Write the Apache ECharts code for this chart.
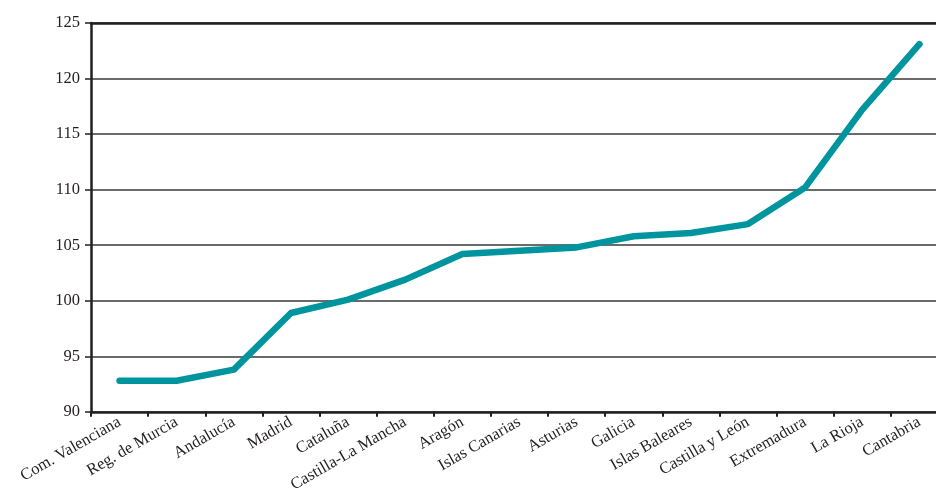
<!DOCTYPE html>
<html><head><meta charset="utf-8">
<script src="https://cdn.jsdelivr.net/npm/echarts@6/dist/echarts.min.js"></script>
<style>html,body{margin:0;padding:0;background:#fff;overflow:hidden;width:936px;height:495px}#c{width:960px;height:495px}</style>
</head><body><div id="c"></div>
<script>
const categories = ['Com. Valenciana','Reg. de Murcia','Andalucía','Madrid','Cataluña','Castilla-La Mancha','Aragón','Islas Canarias','Asturias','Galicia','Islas Baleares','Castilla y León','Extremadura','La Rioja','Cantabria'];
const values = [92.8, 92.8, 93.8, 98.9, 100.1, 101.9, 104.2, 104.5, 104.8, 105.8, 106.1, 106.9, 110.2, 117.2, 123.1];
const yTicks = {min: 90, max: 125, interval: 5};
const chart = echarts.init(document.getElementById('c'));
const font = 'Liberation Serif';
chart.setOption({
  animation: false,
  grid: {left: 91, right: 12, top: 23, bottom: 83, containLabel: false},
  xAxis: [{
    type: 'category', data: categories, boundaryGap: true,
    axisLine: {lineStyle: {color: '#231f20', width: 2.5}},
    axisTick: {show: true, length: 5, lineStyle: {color: '#231f20', width: 2}},
    axisLabel: {rotate: 30, interval: 0, margin: 9, fontFamily: font, fontSize: 16.5, color: '#231f20'}
  }, {
    type: 'category', data: categories, position: 'top',
    axisLine: {show: true, lineStyle: {color: '#231f20', width: 2.5}},
    axisTick: {show: false}, axisLabel: {show: false}
  }],
  yAxis: {
    type: 'value', min: yTicks.min, max: yTicks.max, interval: yTicks.interval,
    axisLine: {show: true, lineStyle: {color: '#231f20', width: 2.5}},
    axisTick: {show: true, length: 6, lineStyle: {color: '#231f20', width: 1.5}},
    axisLabel: {fontFamily: font, fontSize: 16.5, color: '#231f20', margin: 11},
    splitLine: {lineStyle: {color: '#3a3a3a', width: 1.5}}
  },
  series: [{
    type: 'line', data: values, symbol: 'none', xAxisIndex: 0,
    lineStyle: {color: '#00959e', width: 6.5, cap: 'round', join: 'round'}
  }]
});
</script></body></html>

************

Transcribe all of the material exactly, leaving out whatever pictures it contains.

■ **Output below**:
Write the Apache ECharts code for this chart.
<!DOCTYPE html>
<html><head><meta charset="utf-8">
<script src="https://cdn.jsdelivr.net/npm/echarts@6/dist/echarts.min.js"></script>
<style>html,body{margin:0;padding:0;background:#fff;overflow:hidden;width:936px;height:495px}#c{width:960px;height:495px}</style>
</head><body><div id="c"></div>
<script>
const categories = ['Com. Valenciana','Reg. de Murcia','Andalucía','Madrid','Cataluña','Castilla-La Mancha','Aragón','Islas Canarias','Asturias','Galicia','Islas Baleares','Castilla y León','Extremadura','La Rioja','Cantabria'];
const values = [92.8, 92.8, 93.8, 98.9, 100.1, 101.9, 104.2, 104.5, 104.8, 105.8, 106.1, 106.9, 110.2, 117.2, 123.1];
const yTicks = {min: 90, max: 125, interval: 5};
const chart = echarts.init(document.getElementById('c'));
const font = 'Liberation Serif';
chart.setOption({
  animation: false,
  grid: {left: 91, right: 12, top: 23, bottom: 83, containLabel: false},
  xAxis: [{
    type: 'category', data: categories, boundaryGap: true,
    axisLine: {lineStyle: {color: '#231f20', width: 2.5}},
    axisTick: {show: true, length: 5, lineStyle: {color: '#231f20', width: 2}},
    axisLabel: {rotate: 30, interval: 0, margin: 9, fontFamily: font, fontSize: 16.5, color: '#231f20'}
  }, {
    type: 'category', data: categories, position: 'top',
    axisLine: {show: true, lineStyle: {color: '#231f20', width: 2.5}},
    axisTick: {show: false}, axisLabel: {show: false}
  }],
  yAxis: {
    type: 'value', min: yTicks.min, max: yTicks.max, interval: yTicks.interval,
    axisLine: {show: true, lineStyle: {color: '#231f20', width: 2.5}},
    axisTick: {show: true, length: 6, lineStyle: {color: '#231f20', width: 1.5}},
    axisLabel: {fontFamily: font, fontSize: 16.5, color: '#231f20', margin: 11},
    splitLine: {lineStyle: {color: '#3a3a3a', width: 1.5}}
  },
  series: [{
    type: 'line', data: values, symbol: 'none', xAxisIndex: 0,
    lineStyle: {color: '#00959e', width: 6.5, cap: 'round', join: 'round'}
  }]
});
</script></body></html>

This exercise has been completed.